Google was brought to book in a privacy case initiated by 38 U.S. states. The case accused Google of unauthorized collection of email addresses, passwords and other confidential details during the Street View mapping project, as it passed through neighborhoods from early 2008 to spring 2010.
Google has admitted to collecting data from unsecured wireless networks, in homes and businesses, as it photographed for the project. They blamed it on a code inserted into the program by an engineer mistakenly.
“We work hard to get privacy right at Google. But in this case we didn’t, which is why we quickly tightened up our systems to address the issue,” said Niki Fenwick, Google Spokeswoman, on Tuesday.
“The project leaders never wanted this data, and didn’t use it or even look at it. We’re pleased to have worked with Connecticut Attorney General George Jepsen and the other state attorneys general to reach this agreement.”
Google has agreed to destroy the collected emails, passwords, and web histories. As part of the agreement, Google is required to train its employees on privacy and data use which must be continued for at least ten years.

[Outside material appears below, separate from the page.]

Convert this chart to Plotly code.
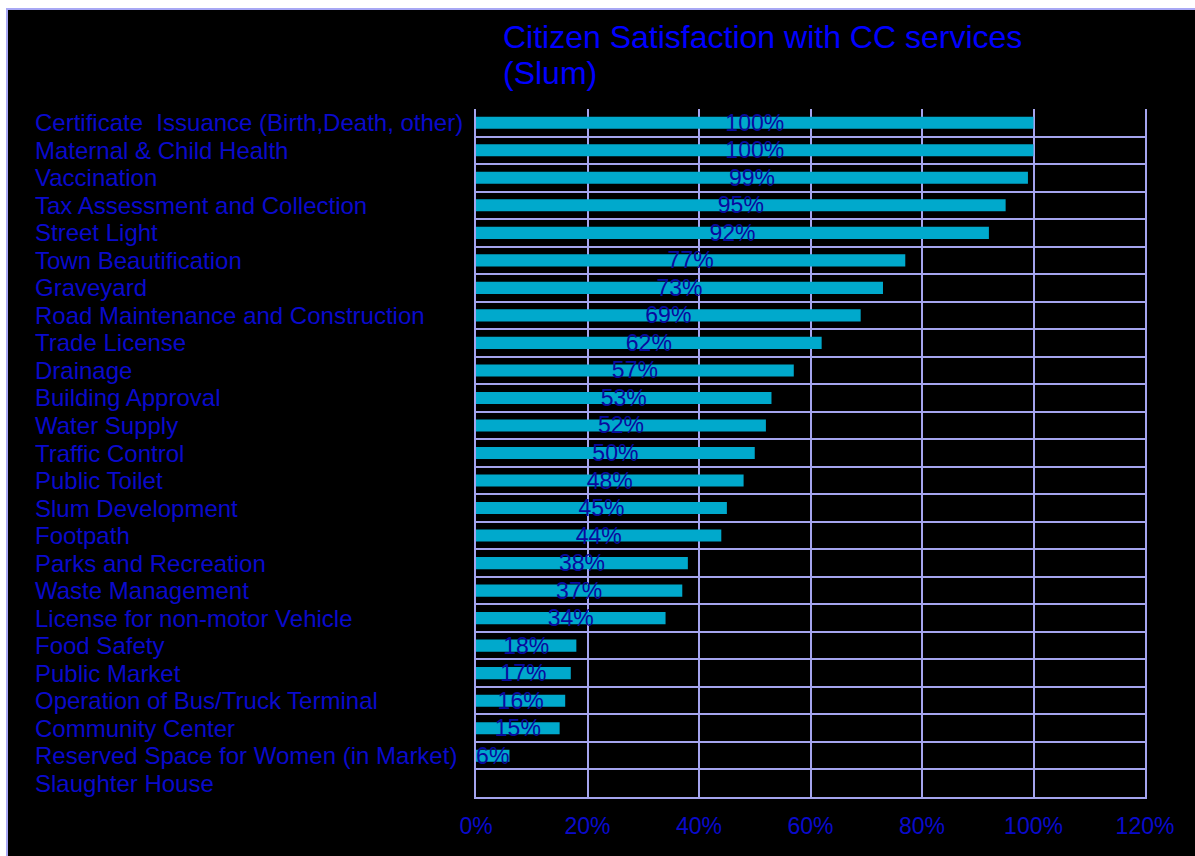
import plotly.graph_objects as go

# Services, listed top to bottom, with the share of satisfied citizens (%)
services = [
    "Certificate  Issuance (Birth,Death, other)",
    "Maternal & Child Health",
    "Vaccination",
    "Tax Assessment and Collection",
    "Street Light",
    "Town Beautification",
    "Graveyard",
    "Road Maintenance and Construction",
    "Trade License",
    "Drainage",
    "Building Approval",
    "Water Supply",
    "Traffic Control",
    "Public Toilet",
    "Slum Development",
    "Footpath",
    "Parks and Recreation",
    "Waste Management",
    "License for non-motor Vehicle",
    "Food Safety",
    "Public Market",
    "Operation of Bus/Truck Terminal",
    "Community Center",
    "Reserved Space for Women (in Market)",
    "Slaughter House",
]
satisfaction = [100, 100, 99, 95, 92, 77, 73, 69, 62, 57, 53, 52, 50, 48, 45,
                44, 38, 37, 34, 18, 17, 16, 15, 6, 0]
x_ticks = [0, 20, 40, 60, 80, 100, 120]
title_lines = ["Citizen Satisfaction with CC services", "(Slum)"]

W, H = 1195, 856
ML, MR, MT, MB = 476, 50, 109, 59
plot_w = W - ML - MR
plot_h = H - MT - MB

FONT = "Arial, 'Liberation Sans', sans-serif"
GRID = "#A4A4EE"
BAR = "#00A9CC"

positions = list(range(len(services)))
labels = [f"{v}%" if v > 0 else "" for v in satisfaction]

fig = go.Figure(
    go.Bar(
        x=satisfaction,
        y=positions,
        orientation="h",
        width=0.44,
        marker=dict(color=BAR, line=dict(width=0)),
        text=labels,
        textposition="inside",
        insidetextanchor="middle",
        constraintext="none",
        insidetextfont=dict(family=FONT, size=23, color="#0A0A9E"),
        cliponaxis=False,
        hoverinfo="skip",
    )
)


def px_to_paper_x(px):
    return (px - ML) / plot_w


def px_to_paper_y(py):
    return (H - MB - py) / plot_h


# Left-aligned service names
for pos, name in zip(positions, services):
    fig.add_annotation(
        x=px_to_paper_x(33), xref="paper", xanchor="left",
        y=pos, yref="y", yanchor="middle",
        text=name, showarrow=False,
        font=dict(family=FONT, size=24, color="#0A0ACC"),
    )

# Chart title, two left-aligned lines with tight leading
for line_text, centre_px in zip(title_lines, [37, 73]):
    fig.add_annotation(
        x=px_to_paper_x(501), xref="paper", xanchor="left",
        y=px_to_paper_y(centre_px), yref="paper", yanchor="middle",
        text=line_text, showarrow=False,
        font=dict(family=FONT, size=32, color="#0000FF"),
    )

# Black slide panel with a light border on its top and left edges
fig.add_shape(
    type="rect", xref="paper", yref="paper", layer="below",
    x0=px_to_paper_x(7), x1=px_to_paper_x(W + 200),
    y0=px_to_paper_y(H + 200), y1=px_to_paper_y(9),
    fillcolor="black", line=dict(color="#A8A8F4", width=2),
)

fig.update_layout(
    width=W, height=H,
    margin=dict(l=ML, r=MR, t=MT, b=MB, autoexpand=False),
    paper_bgcolor="white",
    plot_bgcolor="black",
    showlegend=False,
    xaxis=dict(
        range=[0, 120],
        tickvals=x_ticks,
        ticktext=[f"{t}%" for t in x_ticks],
        showgrid=True, gridcolor=GRID, gridwidth=2,
        zeroline=False,
        showline=True, linecolor=GRID, linewidth=2,
        ticks="outside", ticklen=7, tickcolor="rgba(0,0,0,0)",
        tickfont=dict(family=FONT, size=23, color="#0A0ACC"),
        fixedrange=True,
    ),
    yaxis=dict(
        range=[len(services) - 0.5, -0.5],
        showticklabels=False,
        ticks="",
        showgrid=False,
        zeroline=False,
        showline=True, linecolor=GRID, linewidth=2, mirror=True,
        minor=dict(tick0=0.5, dtick=1, showgrid=True, gridcolor=GRID,
                   gridwidth=2, ticks=""),
        fixedrange=True,
    ),
)

fig.write_html("out.html")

It must hold an annual privacy week for employees and start certification programs.
Google must also create a YouTube video explaining how people can secure their networks and run newspaper ads in the 38 states involved in the case.
“There are minimum benchmarks Google has to meet,” said Matthew Fitzsimmons, an assistant Connecticut attorney general who negotiated with the company. “This will impact how Google rolls out products and services in the future.”
For Google, with a net income of $32 million per day, the $7 million fine might be insignificant. But it’s a first step, say privacy advocates, towards larger battles over other privacy violations including recent innovations like Google Glass.
The internet giant has been under the scanner of multiple enforcement agencies for past couple of years, since the mapping project started and for the way Google collects user data about browsing habits.